• _EXERCISE OBJECTIVE_: Transcribe the material in full. Nothing should differ except that the pictures are left out.

────────

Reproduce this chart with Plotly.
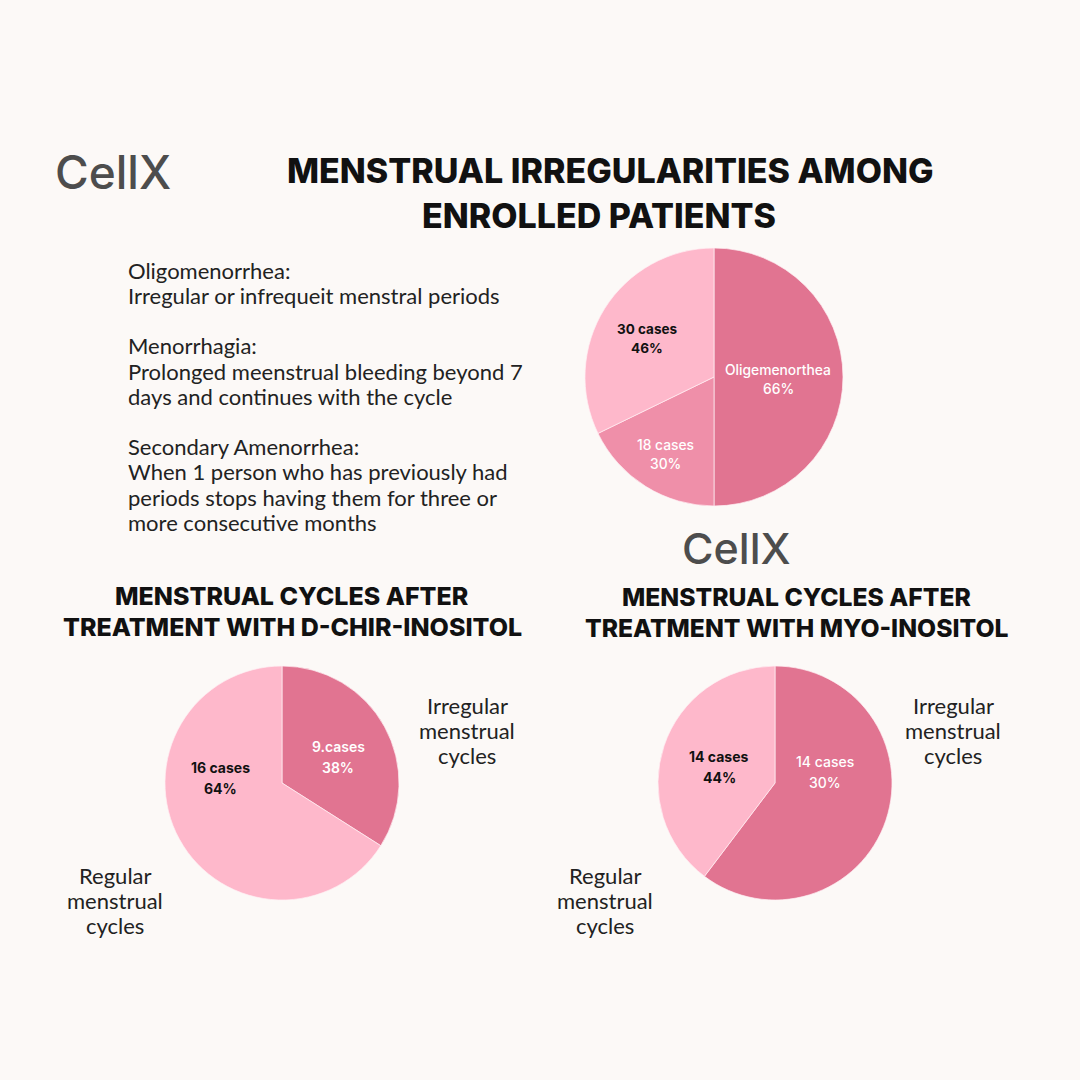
import plotly.graph_objects as go

W = H = 1080
BG = "#fcf9f7"
DARK = "#e17491"
MID = "#ef8fa9"
LIGHT = "#feb8cb"

top_labels = ["Oligemenorthea", "18 cases", "30 cases"]
top_values = [50.0, 17.8, 32.2]
top_text = [["Oligemenorthea", "66%"], ["18 cases", "30%"], ["30 cases", "46%"]]

# Bottom-left pie: D-chiro-inositol
dci_labels = ["Irregular menstrual cycles", "Regular menstrual cycles"]
dci_values = [34.0, 66.0]
dci_text = [["9.cases", "38%"], ["16 cases", "64%"]]

# Bottom-right pie: Myo-inositol
myo_labels = ["Irregular menstrual cycles", "Regular menstrual cycles"]
myo_values = [60.3, 39.7]
myo_text = [["14 cases", "30%"], ["14 cases", "44%"]]

irregular_lines = ["Irregular", "menstrual", "cycles"]
regular_lines = ["Regular", "menstrual", "cycles"]

def px_dom(x0, x1, y0, y1):
    return dict(x=[x0 / W, x1 / W], y=[1 - y1 / H, 1 - y0 / H])

fig = go.Figure()

def add_pie(labels, values, colors, dom):
    fig.add_trace(go.Pie(
        labels=labels, values=values, sort=False, direction="clockwise",
        rotation=0, textinfo="none", hoverinfo="label+percent",
        marker=dict(colors=colors, line=dict(color="rgba(255,240,244,0.7)", width=1)),
        domain=dom, showlegend=False,
    ))

add_pie(top_labels, top_values, [DARK, MID, LIGHT], px_dom(585, 843, 248, 506))
add_pie(dci_labels, dci_values, [DARK, LIGHT], px_dom(165, 399, 666, 900))
add_pie(myo_labels, myo_values, [DARK, LIGHT], px_dom(658, 892, 666, 900))

ann = []

def txt(x, y, s, size, color="#222222", family="Lato", weight=400, align="center", xanchor="center"):
    ann.append(dict(x=x / W, y=1 - y / H, xref="paper", yref="paper", text=s,
                    showarrow=False, align=align, xanchor=xanchor, yanchor="middle",
                    font=dict(size=size, color=color, family=family, weight=weight)))

def lines(x, y0, step, items, size, **kw):
    for i, s in enumerate(items):
        txt(x, y0 + i * step, s, size, **kw)

# Logos
txt(113, 172, "CellX", 46, color="#4d4d4d", family="Inter", weight=500)
txt(736, 548, "CellX", 43, color="#4d4d4d", family="Inter", weight=500)

# Main title
txt(610, 170, "MENSTRUAL IRREGULARITIES AMONG", 34, color="#111111", family="Inter", weight=800)
txt(599, 215, "ENROLLED PATIENTS", 34, color="#111111", family="Inter", weight=800)

# Sub titles
lines(292, 596, 31, ["MENSTRUAL CYCLES AFTER", "TREATMENT WITH D-CHIR-INOSITOL"], 25,
      color="#111111", family="Inter", weight=800)
lines(796, 597, 31, ["MENSTRUAL CYCLES AFTER", "TREATMENT WITH MYO-INOSITOL"], 24.7,
      color="#111111", family="Inter", weight=800)

# Definitions block
defs = [
    (270, "Oligomenorrhea:"),
    (295, "Irregular or infrequeit menstral periods"),
    (345, "Menorrhagia:"),
    (371, "Prolonged meenstrual bleeding beyond 7"),
    (396, "days and continues with the cycle"),
    (446, "Secondary Amenorrhea:"),
    (471, "When 1 person who has previously had"),
    (497, "periods stops having them for three or"),
    (522, "more consecutive months"),
]
for y, s in defs:
    txt(126, y, s, 22, color="#222222", family="Lato", xanchor="left", align="left")

# Slice labels (top pie)
lines(778, 370, 19, top_text[0], 13.8, color="#ffffff", family="Inter", weight=500)
lines(665, 445, 19, top_text[1], 13.8, color="#ffffff", family="Inter", weight=500)
lines(647, 329, 19, top_text[2], 13.5, color="#111111", family="Inter", weight=700)

# Slice labels (bottom left)
lines(338, 746, 21, dci_text[0], 14, color="#ffffff", family="Inter", weight=600)
lines(220, 767, 21, dci_text[1], 14, color="#111111", family="Inter", weight=700)

# Slice labels (bottom right)
lines(825, 761, 21, myo_text[0], 14, color="#ffffff", family="Inter", weight=500)
lines(719, 756, 21, myo_text[1], 14, color="#111111", family="Inter", weight=700)

# Outside category labels
lines(467, 705, 25, irregular_lines, 22, color="#222222", family="Lato")
lines(115, 875, 25, regular_lines, 22, color="#222222", family="Lato")
lines(953, 705, 25, irregular_lines, 22, color="#222222", family="Lato")
lines(605, 875, 25, regular_lines, 22, color="#222222", family="Lato")

fig.update_layout(
    width=W, height=H, margin=dict(l=0, r=0, t=0, b=0),
    paper_bgcolor=BG, plot_bgcolor=BG, annotations=ann,
)

fig.write_html(
    "out.html",
    config={"displayModeBar": False},
    post_script="document.body.style.margin='0';document.body.style.background='%s';" % BG,
)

────────

• _FULL ANSWER_:
Reproduce this chart with Plotly.
import plotly.graph_objects as go

W = H = 1080
BG = "#fcf9f7"
DARK = "#e17491"
MID = "#ef8fa9"
LIGHT = "#feb8cb"

top_labels = ["Oligemenorthea", "18 cases", "30 cases"]
top_values = [50.0, 17.8, 32.2]
top_text = [["Oligemenorthea", "66%"], ["18 cases", "30%"], ["30 cases", "46%"]]

# Bottom-left pie: D-chiro-inositol
dci_labels = ["Irregular menstrual cycles", "Regular menstrual cycles"]
dci_values = [34.0, 66.0]
dci_text = [["9.cases", "38%"], ["16 cases", "64%"]]

# Bottom-right pie: Myo-inositol
myo_labels = ["Irregular menstrual cycles", "Regular menstrual cycles"]
myo_values = [60.3, 39.7]
myo_text = [["14 cases", "30%"], ["14 cases", "44%"]]

irregular_lines = ["Irregular", "menstrual", "cycles"]
regular_lines = ["Regular", "menstrual", "cycles"]

def px_dom(x0, x1, y0, y1):
    return dict(x=[x0 / W, x1 / W], y=[1 - y1 / H, 1 - y0 / H])

fig = go.Figure()

def add_pie(labels, values, colors, dom):
    fig.add_trace(go.Pie(
        labels=labels, values=values, sort=False, direction="clockwise",
        rotation=0, textinfo="none", hoverinfo="label+percent",
        marker=dict(colors=colors, line=dict(color="rgba(255,240,244,0.7)", width=1)),
        domain=dom, showlegend=False,
    ))

add_pie(top_labels, top_values, [DARK, MID, LIGHT], px_dom(585, 843, 248, 506))
add_pie(dci_labels, dci_values, [DARK, LIGHT], px_dom(165, 399, 666, 900))
add_pie(myo_labels, myo_values, [DARK, LIGHT], px_dom(658, 892, 666, 900))

ann = []

def txt(x, y, s, size, color="#222222", family="Lato", weight=400, align="center", xanchor="center"):
    ann.append(dict(x=x / W, y=1 - y / H, xref="paper", yref="paper", text=s,
                    showarrow=False, align=align, xanchor=xanchor, yanchor="middle",
                    font=dict(size=size, color=color, family=family, weight=weight)))

def lines(x, y0, step, items, size, **kw):
    for i, s in enumerate(items):
        txt(x, y0 + i * step, s, size, **kw)

# Logos
txt(113, 172, "CellX", 46, color="#4d4d4d", family="Inter", weight=500)
txt(736, 548, "CellX", 43, color="#4d4d4d", family="Inter", weight=500)

# Main title
txt(610, 170, "MENSTRUAL IRREGULARITIES AMONG", 34, color="#111111", family="Inter", weight=800)
txt(599, 215, "ENROLLED PATIENTS", 34, color="#111111", family="Inter", weight=800)

# Sub titles
lines(292, 596, 31, ["MENSTRUAL CYCLES AFTER", "TREATMENT WITH D-CHIR-INOSITOL"], 25,
      color="#111111", family="Inter", weight=800)
lines(796, 597, 31, ["MENSTRUAL CYCLES AFTER", "TREATMENT WITH MYO-INOSITOL"], 24.7,
      color="#111111", family="Inter", weight=800)

# Definitions block
defs = [
    (270, "Oligomenorrhea:"),
    (295, "Irregular or infrequeit menstral periods"),
    (345, "Menorrhagia:"),
    (371, "Prolonged meenstrual bleeding beyond 7"),
    (396, "days and continues with the cycle"),
    (446, "Secondary Amenorrhea:"),
    (471, "When 1 person who has previously had"),
    (497, "periods stops having them for three or"),
    (522, "more consecutive months"),
]
for y, s in defs:
    txt(126, y, s, 22, color="#222222", family="Lato", xanchor="left", align="left")

# Slice labels (top pie)
lines(778, 370, 19, top_text[0], 13.8, color="#ffffff", family="Inter", weight=500)
lines(665, 445, 19, top_text[1], 13.8, color="#ffffff", family="Inter", weight=500)
lines(647, 329, 19, top_text[2], 13.5, color="#111111", family="Inter", weight=700)

# Slice labels (bottom left)
lines(338, 746, 21, dci_text[0], 14, color="#ffffff", family="Inter", weight=600)
lines(220, 767, 21, dci_text[1], 14, color="#111111", family="Inter", weight=700)

# Slice labels (bottom right)
lines(825, 761, 21, myo_text[0], 14, color="#ffffff", family="Inter", weight=500)
lines(719, 756, 21, myo_text[1], 14, color="#111111", family="Inter", weight=700)

# Outside category labels
lines(467, 705, 25, irregular_lines, 22, color="#222222", family="Lato")
lines(115, 875, 25, regular_lines, 22, color="#222222", family="Lato")
lines(953, 705, 25, irregular_lines, 22, color="#222222", family="Lato")
lines(605, 875, 25, regular_lines, 22, color="#222222", family="Lato")

fig.update_layout(
    width=W, height=H, margin=dict(l=0, r=0, t=0, b=0),
    paper_bgcolor=BG, plot_bgcolor=BG, annotations=ann,
)

fig.write_html(
    "out.html",
    config={"displayModeBar": False},
    post_script="document.body.style.margin='0';document.body.style.background='%s';" % BG,
)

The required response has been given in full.